### TASK TO CARRY OUT
Print exactly the lines running from the one that holds "Rebuild this chart" through the one that holds "width=0.575, saturation=1, linewidth=0, ax=ax, legend=True)", please, and leave the pictures out.

----------

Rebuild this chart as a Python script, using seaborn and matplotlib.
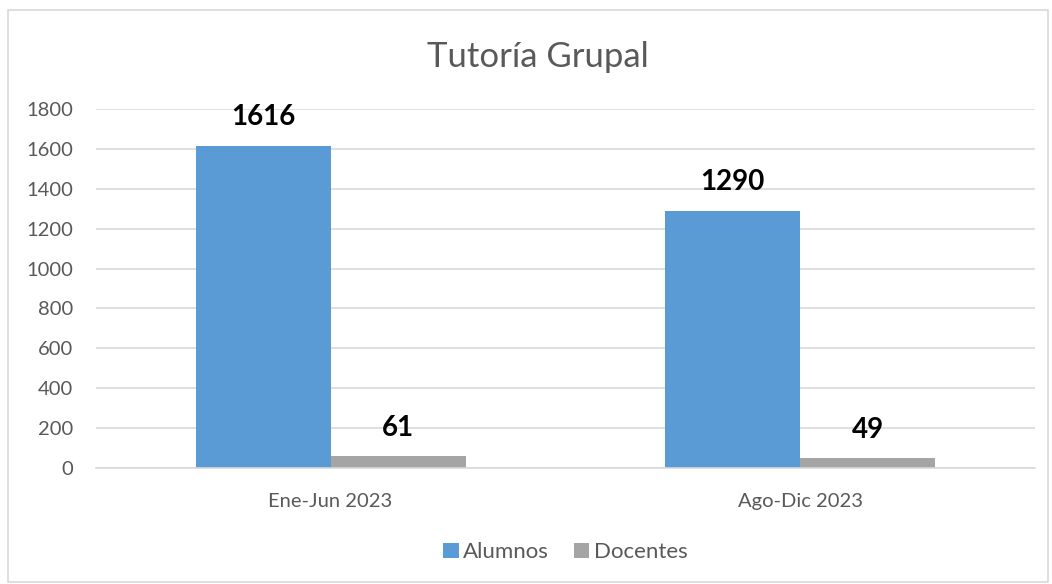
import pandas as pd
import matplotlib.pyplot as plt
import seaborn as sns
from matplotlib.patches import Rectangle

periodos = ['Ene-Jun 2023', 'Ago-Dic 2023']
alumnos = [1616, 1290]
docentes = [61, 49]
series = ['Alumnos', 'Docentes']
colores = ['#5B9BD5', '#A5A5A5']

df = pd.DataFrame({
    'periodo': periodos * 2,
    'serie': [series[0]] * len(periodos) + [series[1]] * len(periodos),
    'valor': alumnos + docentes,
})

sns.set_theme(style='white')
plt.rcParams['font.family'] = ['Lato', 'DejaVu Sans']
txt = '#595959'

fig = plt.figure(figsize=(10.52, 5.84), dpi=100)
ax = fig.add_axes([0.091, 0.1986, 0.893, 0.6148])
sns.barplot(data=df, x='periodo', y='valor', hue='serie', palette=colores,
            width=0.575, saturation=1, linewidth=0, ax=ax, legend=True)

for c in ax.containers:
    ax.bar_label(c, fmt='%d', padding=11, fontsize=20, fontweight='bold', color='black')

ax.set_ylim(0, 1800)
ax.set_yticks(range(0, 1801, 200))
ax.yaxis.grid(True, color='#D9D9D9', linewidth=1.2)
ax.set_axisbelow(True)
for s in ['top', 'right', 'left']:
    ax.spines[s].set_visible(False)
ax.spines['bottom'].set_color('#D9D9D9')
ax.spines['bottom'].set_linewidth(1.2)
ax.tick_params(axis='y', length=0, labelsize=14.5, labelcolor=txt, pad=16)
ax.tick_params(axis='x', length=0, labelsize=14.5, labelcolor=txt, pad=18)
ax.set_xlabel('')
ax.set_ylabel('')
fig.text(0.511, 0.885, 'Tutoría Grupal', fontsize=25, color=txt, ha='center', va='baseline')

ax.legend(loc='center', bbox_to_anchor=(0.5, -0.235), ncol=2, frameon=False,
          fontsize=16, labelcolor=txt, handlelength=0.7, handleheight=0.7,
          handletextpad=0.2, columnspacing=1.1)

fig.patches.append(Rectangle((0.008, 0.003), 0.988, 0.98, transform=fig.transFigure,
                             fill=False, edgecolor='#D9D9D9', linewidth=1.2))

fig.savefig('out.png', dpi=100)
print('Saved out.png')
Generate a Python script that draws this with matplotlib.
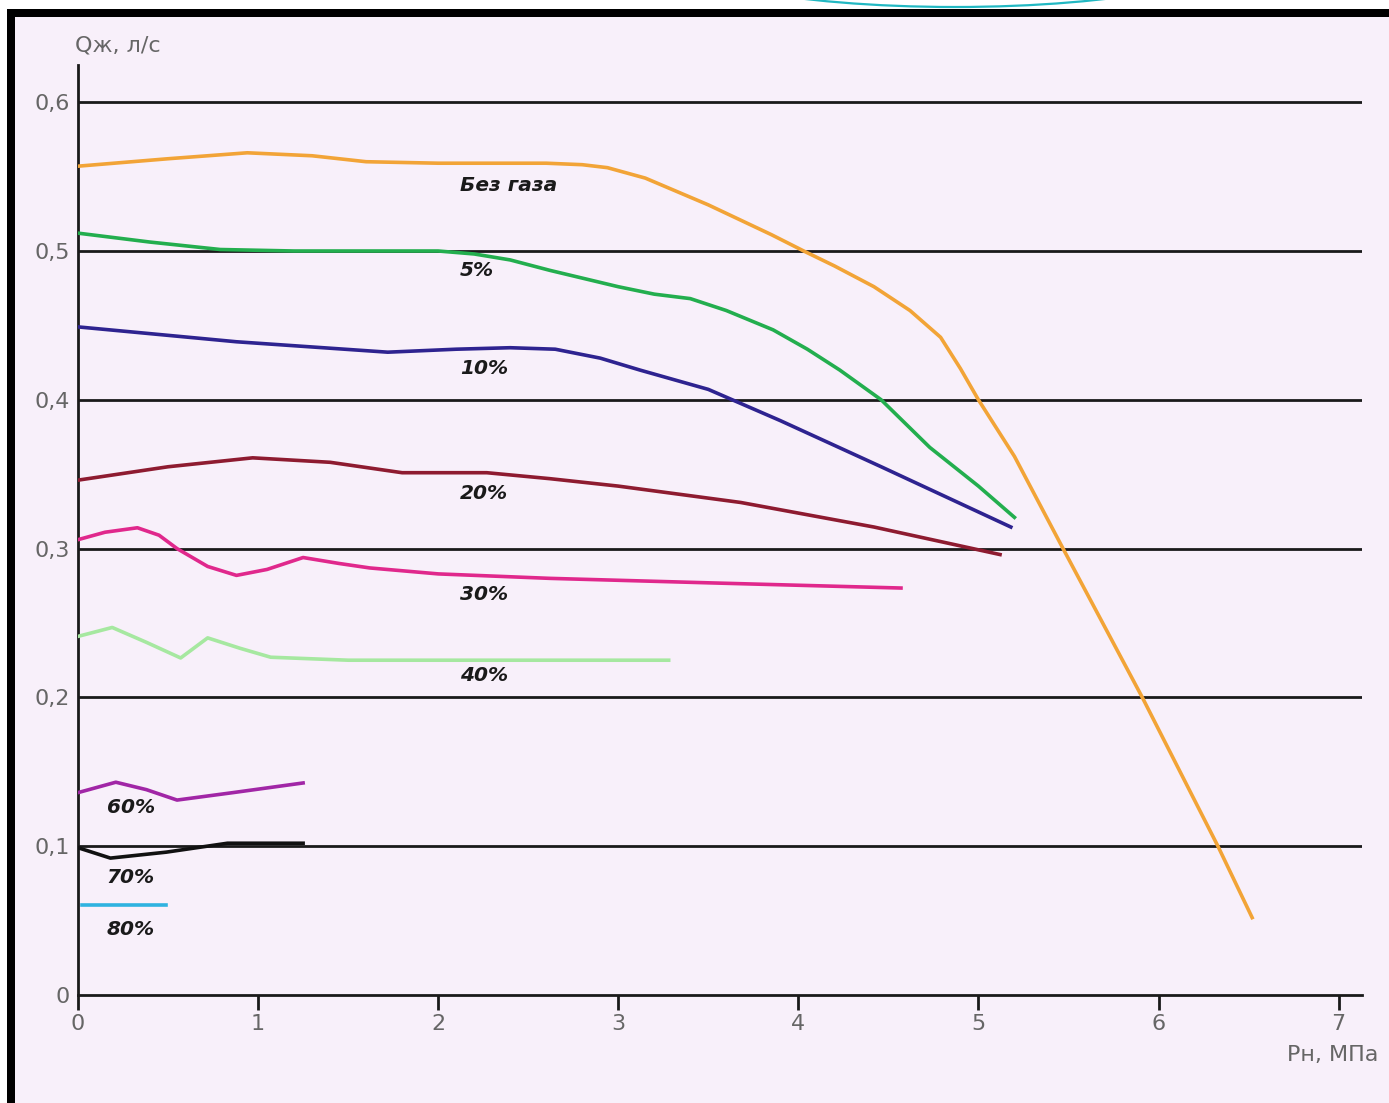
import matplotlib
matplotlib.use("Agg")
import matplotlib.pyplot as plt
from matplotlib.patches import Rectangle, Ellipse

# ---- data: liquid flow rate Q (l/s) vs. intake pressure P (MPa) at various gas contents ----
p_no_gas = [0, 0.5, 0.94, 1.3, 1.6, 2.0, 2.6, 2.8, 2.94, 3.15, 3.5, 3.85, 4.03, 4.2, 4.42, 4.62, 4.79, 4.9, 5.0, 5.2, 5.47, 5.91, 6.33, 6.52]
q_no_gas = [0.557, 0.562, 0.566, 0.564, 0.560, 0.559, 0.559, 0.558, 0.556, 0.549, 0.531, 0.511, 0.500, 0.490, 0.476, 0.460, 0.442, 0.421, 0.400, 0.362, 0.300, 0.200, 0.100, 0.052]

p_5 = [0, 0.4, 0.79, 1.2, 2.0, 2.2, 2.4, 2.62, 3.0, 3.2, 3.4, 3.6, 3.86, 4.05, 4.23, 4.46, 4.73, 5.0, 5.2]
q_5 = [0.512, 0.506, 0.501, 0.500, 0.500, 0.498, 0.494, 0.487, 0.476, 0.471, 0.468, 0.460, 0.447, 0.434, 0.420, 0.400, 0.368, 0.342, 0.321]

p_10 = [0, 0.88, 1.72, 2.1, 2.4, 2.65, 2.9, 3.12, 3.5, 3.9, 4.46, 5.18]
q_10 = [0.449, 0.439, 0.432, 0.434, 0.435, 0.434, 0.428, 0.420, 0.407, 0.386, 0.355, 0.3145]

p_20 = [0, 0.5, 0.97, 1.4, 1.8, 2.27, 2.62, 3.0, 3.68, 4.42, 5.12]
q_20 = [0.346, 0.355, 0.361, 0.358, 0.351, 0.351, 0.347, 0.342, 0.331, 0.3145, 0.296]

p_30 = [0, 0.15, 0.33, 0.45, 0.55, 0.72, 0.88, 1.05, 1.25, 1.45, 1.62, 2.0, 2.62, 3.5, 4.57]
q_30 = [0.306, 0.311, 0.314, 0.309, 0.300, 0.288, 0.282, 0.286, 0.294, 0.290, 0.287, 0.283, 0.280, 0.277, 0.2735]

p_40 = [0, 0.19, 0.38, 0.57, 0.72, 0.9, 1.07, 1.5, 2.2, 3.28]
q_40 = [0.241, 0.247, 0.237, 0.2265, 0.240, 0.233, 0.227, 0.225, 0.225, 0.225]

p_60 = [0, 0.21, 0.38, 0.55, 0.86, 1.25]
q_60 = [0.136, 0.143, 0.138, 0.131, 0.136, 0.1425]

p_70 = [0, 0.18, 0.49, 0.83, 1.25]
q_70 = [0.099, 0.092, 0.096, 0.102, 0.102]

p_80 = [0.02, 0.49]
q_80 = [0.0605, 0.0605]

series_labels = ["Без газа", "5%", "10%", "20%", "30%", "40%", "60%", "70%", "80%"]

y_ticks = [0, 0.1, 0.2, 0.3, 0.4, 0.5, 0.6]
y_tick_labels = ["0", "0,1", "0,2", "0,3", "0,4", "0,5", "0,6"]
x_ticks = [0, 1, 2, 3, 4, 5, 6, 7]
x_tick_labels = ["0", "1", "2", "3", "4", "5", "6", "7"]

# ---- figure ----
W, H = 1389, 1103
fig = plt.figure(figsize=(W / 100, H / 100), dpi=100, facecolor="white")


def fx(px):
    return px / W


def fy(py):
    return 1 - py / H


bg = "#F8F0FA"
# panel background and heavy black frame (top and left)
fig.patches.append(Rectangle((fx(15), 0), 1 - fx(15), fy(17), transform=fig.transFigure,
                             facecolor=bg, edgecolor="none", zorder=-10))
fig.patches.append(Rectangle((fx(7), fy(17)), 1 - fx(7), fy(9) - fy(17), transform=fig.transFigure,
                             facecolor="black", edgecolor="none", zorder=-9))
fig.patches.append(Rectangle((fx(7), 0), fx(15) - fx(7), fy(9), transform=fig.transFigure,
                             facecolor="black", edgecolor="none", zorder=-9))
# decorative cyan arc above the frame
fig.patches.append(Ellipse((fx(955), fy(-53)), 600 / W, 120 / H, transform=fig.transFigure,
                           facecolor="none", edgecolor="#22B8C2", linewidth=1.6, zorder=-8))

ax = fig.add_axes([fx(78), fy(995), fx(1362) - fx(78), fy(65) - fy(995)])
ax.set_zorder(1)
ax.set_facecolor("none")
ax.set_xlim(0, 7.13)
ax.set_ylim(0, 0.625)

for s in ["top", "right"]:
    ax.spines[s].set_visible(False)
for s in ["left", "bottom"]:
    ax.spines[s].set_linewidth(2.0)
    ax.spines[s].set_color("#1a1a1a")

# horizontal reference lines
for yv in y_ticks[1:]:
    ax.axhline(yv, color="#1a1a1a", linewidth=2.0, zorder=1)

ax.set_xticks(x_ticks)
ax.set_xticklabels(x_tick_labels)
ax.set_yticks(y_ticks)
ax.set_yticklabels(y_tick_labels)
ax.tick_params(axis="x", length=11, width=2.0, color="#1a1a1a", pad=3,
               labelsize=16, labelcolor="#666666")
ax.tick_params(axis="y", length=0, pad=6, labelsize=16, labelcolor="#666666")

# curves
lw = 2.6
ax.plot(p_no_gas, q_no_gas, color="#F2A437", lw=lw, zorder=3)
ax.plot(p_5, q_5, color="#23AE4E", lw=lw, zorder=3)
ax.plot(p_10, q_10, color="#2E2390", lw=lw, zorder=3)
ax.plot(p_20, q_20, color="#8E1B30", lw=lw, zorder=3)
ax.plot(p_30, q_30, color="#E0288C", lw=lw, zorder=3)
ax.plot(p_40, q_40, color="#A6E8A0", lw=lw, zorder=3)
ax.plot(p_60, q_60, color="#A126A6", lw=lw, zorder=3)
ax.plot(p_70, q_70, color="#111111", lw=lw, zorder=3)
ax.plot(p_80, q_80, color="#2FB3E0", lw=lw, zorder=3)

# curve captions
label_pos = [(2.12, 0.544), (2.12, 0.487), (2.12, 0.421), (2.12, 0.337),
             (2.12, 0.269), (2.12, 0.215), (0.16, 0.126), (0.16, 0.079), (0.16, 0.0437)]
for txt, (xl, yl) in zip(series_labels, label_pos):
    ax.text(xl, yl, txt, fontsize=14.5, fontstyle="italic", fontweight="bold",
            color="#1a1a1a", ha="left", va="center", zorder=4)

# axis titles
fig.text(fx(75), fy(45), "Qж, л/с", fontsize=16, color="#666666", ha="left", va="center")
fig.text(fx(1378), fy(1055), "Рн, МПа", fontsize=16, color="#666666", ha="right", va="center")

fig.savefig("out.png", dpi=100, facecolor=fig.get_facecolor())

----------

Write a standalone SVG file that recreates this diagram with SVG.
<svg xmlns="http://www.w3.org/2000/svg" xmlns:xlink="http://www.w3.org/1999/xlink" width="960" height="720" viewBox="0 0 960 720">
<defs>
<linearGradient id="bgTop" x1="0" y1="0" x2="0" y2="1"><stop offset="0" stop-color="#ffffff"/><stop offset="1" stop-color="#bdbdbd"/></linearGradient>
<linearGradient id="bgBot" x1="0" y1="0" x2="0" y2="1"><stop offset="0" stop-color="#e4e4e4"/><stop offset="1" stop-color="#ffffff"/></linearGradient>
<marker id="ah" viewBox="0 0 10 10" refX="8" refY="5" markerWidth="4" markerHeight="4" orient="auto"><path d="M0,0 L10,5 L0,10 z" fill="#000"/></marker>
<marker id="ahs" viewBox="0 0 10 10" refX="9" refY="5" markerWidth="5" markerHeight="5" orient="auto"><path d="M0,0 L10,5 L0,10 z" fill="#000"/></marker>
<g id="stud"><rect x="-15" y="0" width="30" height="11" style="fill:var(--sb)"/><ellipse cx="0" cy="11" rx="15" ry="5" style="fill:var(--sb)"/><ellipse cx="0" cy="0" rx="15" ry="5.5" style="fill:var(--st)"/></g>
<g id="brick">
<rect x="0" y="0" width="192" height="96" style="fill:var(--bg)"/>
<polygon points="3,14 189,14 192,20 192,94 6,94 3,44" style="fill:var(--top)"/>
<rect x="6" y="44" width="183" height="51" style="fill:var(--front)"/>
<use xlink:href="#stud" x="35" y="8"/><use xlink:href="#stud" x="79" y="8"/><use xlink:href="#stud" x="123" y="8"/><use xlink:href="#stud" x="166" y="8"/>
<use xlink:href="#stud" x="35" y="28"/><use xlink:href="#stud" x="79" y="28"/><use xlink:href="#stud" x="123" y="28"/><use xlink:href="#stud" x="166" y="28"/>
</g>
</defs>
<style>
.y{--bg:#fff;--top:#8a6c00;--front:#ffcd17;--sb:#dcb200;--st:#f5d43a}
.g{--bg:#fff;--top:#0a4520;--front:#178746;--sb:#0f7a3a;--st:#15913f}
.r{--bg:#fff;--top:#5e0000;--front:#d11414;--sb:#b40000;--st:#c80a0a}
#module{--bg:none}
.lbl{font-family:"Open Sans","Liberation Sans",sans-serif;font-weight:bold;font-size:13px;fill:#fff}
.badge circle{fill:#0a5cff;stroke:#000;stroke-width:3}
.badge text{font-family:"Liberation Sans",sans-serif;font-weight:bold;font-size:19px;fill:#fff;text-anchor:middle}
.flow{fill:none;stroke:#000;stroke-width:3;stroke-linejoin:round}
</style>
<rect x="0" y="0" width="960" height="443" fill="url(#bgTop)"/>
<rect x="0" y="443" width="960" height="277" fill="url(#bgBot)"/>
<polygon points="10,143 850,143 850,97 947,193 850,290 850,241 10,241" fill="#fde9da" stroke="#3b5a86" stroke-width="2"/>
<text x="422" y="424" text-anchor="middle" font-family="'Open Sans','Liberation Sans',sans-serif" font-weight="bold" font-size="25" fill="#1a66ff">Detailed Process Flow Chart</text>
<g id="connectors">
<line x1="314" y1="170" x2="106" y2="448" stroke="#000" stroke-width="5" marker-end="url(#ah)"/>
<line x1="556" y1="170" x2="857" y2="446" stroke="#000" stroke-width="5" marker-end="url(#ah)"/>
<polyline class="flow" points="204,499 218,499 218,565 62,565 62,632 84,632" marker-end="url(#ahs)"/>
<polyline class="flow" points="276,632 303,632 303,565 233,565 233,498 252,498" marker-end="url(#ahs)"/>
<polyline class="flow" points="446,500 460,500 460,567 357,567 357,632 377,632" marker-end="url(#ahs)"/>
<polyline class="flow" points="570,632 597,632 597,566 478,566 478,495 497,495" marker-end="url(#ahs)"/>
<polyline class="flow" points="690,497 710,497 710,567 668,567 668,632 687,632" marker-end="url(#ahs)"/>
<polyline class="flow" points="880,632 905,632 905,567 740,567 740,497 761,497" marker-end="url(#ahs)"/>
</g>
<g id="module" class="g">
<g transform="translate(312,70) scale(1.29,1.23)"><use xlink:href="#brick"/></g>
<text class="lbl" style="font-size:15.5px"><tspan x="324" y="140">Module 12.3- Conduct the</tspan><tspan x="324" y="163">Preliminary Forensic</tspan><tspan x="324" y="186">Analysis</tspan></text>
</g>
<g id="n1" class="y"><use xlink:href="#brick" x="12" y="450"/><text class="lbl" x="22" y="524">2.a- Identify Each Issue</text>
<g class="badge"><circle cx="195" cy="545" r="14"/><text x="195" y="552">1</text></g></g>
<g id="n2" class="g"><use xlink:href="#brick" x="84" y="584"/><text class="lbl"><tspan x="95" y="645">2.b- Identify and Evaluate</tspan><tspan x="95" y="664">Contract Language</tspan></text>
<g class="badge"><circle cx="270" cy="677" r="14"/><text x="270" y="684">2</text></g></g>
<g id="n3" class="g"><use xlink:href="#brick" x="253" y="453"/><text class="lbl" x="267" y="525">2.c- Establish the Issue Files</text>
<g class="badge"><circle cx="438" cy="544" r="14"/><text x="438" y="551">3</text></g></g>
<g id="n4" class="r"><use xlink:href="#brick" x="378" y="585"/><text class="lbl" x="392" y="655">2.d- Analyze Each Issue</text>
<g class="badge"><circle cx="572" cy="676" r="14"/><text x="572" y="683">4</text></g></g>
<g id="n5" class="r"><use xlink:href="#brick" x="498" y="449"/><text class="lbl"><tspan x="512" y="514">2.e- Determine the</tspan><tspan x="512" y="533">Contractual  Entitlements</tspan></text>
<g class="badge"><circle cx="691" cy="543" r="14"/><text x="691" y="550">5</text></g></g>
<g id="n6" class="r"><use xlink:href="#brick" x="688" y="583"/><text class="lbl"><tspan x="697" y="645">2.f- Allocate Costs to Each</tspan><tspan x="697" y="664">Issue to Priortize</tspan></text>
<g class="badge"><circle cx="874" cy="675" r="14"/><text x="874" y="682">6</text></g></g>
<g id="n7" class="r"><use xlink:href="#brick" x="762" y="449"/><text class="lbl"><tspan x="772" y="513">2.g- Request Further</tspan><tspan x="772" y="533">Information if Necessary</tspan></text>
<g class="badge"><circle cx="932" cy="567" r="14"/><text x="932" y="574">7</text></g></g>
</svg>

----------

### SOLUTION TO THIS TASK
Rebuild this chart as a Python script, using seaborn and matplotlib.
import pandas as pd
import matplotlib.pyplot as plt
import seaborn as sns
from matplotlib.patches import Rectangle

periodos = ['Ene-Jun 2023', 'Ago-Dic 2023']
alumnos = [1616, 1290]
docentes = [61, 49]
series = ['Alumnos', 'Docentes']
colores = ['#5B9BD5', '#A5A5A5']

df = pd.DataFrame({
    'periodo': periodos * 2,
    'serie': [series[0]] * len(periodos) + [series[1]] * len(periodos),
    'valor': alumnos + docentes,
})

sns.set_theme(style='white')
plt.rcParams['font.family'] = ['Lato', 'DejaVu Sans']
txt = '#595959'

fig = plt.figure(figsize=(10.52, 5.84), dpi=100)
ax = fig.add_axes([0.091, 0.1986, 0.893, 0.6148])
sns.barplot(data=df, x='periodo', y='valor', hue='serie', palette=colores,
            width=0.575, saturation=1, linewidth=0, ax=ax, legend=True)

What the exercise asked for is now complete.